Aim of the task ::
Print exactly the lines from the first one down to the line containing "const ringTicks = [0, 50, 100, 150, 200];", both ends included, with no pictures and nothing else.

Given information ::
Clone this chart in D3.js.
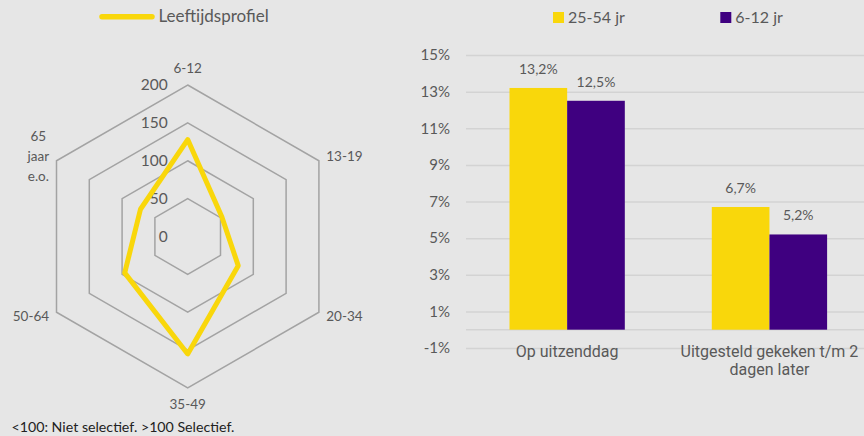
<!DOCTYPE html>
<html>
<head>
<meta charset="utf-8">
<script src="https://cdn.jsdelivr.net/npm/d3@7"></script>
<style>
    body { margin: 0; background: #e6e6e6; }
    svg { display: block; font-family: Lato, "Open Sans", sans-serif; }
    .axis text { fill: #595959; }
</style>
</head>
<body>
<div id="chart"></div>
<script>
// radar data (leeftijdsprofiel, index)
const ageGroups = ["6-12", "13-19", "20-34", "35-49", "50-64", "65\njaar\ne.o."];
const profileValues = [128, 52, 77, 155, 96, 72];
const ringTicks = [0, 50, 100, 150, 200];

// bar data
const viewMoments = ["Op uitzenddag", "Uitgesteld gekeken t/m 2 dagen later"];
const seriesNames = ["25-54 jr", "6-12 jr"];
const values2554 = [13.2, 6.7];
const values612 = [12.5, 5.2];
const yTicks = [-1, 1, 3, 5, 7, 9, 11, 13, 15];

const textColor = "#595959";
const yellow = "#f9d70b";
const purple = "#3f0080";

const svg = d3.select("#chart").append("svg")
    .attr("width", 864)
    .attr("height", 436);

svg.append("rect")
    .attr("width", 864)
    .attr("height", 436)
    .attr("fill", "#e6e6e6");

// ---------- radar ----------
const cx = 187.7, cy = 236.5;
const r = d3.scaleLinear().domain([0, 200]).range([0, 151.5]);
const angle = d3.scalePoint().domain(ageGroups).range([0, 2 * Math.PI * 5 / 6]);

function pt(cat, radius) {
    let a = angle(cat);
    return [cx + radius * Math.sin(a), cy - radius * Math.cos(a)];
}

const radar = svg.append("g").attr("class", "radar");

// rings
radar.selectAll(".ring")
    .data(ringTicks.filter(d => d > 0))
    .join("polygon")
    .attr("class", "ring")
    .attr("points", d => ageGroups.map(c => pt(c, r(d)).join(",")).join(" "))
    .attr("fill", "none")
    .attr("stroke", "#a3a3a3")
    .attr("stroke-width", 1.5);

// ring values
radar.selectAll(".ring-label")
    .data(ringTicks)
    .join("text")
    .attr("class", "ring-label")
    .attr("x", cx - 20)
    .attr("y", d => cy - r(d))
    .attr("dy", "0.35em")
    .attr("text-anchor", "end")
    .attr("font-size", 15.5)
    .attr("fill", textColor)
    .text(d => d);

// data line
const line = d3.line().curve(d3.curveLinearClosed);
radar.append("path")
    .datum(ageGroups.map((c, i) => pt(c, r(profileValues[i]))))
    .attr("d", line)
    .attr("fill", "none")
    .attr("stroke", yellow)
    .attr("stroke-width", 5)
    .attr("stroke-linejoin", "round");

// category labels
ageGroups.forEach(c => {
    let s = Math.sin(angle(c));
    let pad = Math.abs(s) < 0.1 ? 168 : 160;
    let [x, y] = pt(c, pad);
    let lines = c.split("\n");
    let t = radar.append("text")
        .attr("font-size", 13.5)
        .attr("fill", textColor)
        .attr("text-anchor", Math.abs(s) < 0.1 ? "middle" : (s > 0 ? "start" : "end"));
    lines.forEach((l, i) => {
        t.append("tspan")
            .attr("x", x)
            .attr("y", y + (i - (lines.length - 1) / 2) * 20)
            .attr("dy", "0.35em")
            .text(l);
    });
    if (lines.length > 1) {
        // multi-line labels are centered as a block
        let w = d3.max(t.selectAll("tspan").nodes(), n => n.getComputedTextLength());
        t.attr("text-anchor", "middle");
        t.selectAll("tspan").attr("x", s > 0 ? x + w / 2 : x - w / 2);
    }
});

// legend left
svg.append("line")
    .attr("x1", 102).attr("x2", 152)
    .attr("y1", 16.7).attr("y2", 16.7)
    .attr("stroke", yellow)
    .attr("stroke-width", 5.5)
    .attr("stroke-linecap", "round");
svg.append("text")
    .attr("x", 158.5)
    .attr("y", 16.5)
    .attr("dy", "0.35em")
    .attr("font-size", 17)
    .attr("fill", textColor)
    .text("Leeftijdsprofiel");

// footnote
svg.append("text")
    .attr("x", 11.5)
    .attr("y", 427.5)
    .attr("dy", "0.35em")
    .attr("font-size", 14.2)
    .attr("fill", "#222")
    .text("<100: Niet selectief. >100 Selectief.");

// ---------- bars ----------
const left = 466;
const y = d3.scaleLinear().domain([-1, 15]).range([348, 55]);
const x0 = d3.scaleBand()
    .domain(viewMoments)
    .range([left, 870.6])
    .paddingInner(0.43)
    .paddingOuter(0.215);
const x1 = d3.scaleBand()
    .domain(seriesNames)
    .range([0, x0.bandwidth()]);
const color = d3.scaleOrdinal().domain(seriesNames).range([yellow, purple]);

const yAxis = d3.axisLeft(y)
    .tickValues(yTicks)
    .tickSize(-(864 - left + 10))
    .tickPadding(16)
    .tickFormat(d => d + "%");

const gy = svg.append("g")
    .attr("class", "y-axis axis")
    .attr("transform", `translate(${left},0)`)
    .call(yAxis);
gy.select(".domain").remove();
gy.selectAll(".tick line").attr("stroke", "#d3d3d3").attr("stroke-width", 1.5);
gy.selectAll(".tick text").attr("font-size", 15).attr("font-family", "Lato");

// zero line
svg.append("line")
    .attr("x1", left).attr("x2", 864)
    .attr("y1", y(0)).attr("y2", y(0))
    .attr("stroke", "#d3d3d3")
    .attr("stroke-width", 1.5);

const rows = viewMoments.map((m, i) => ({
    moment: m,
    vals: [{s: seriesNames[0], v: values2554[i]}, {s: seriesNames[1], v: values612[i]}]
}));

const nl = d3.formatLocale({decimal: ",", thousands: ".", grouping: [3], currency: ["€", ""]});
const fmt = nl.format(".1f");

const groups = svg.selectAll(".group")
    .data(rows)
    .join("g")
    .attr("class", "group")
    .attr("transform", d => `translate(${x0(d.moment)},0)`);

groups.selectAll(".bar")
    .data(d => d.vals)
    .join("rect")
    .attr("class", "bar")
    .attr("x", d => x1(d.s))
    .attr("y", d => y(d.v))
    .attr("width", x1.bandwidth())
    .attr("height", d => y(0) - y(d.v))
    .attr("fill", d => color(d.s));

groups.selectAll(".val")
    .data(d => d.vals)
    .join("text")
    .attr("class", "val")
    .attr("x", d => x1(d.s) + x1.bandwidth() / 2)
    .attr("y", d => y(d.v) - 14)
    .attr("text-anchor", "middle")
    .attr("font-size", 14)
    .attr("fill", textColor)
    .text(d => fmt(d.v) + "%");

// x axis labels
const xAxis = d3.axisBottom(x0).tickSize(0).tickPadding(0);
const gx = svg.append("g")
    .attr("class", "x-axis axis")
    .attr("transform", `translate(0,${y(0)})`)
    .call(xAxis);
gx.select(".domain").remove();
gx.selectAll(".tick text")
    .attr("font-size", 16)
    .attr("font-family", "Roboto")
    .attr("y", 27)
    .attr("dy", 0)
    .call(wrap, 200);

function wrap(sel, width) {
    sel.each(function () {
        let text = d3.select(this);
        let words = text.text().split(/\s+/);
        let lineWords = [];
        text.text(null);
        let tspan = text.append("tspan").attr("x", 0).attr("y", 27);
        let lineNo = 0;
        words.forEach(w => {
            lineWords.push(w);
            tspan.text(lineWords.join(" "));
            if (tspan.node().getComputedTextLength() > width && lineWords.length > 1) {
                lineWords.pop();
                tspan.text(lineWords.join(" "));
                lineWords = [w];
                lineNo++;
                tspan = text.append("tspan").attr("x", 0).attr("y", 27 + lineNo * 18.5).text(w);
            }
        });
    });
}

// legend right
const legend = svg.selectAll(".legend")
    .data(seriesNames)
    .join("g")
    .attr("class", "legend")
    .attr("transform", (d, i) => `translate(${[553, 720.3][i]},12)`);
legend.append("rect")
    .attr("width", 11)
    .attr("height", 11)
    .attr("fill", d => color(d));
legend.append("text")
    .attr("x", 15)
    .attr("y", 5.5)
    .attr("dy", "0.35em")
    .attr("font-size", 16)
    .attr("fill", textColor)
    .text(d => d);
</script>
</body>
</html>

Answer to the problem ::
Clone this chart in D3.js.
<!DOCTYPE html>
<html>
<head>
<meta charset="utf-8">
<script src="https://cdn.jsdelivr.net/npm/d3@7"></script>
<style>
    body { margin: 0; background: #e6e6e6; }
    svg { display: block; font-family: Lato, "Open Sans", sans-serif; }
    .axis text { fill: #595959; }
</style>
</head>
<body>
<div id="chart"></div>
<script>
// radar data (leeftijdsprofiel, index)
const ageGroups = ["6-12", "13-19", "20-34", "35-49", "50-64", "65\njaar\ne.o."];
const profileValues = [128, 52, 77, 155, 96, 72];
const ringTicks = [0, 50, 100, 150, 200];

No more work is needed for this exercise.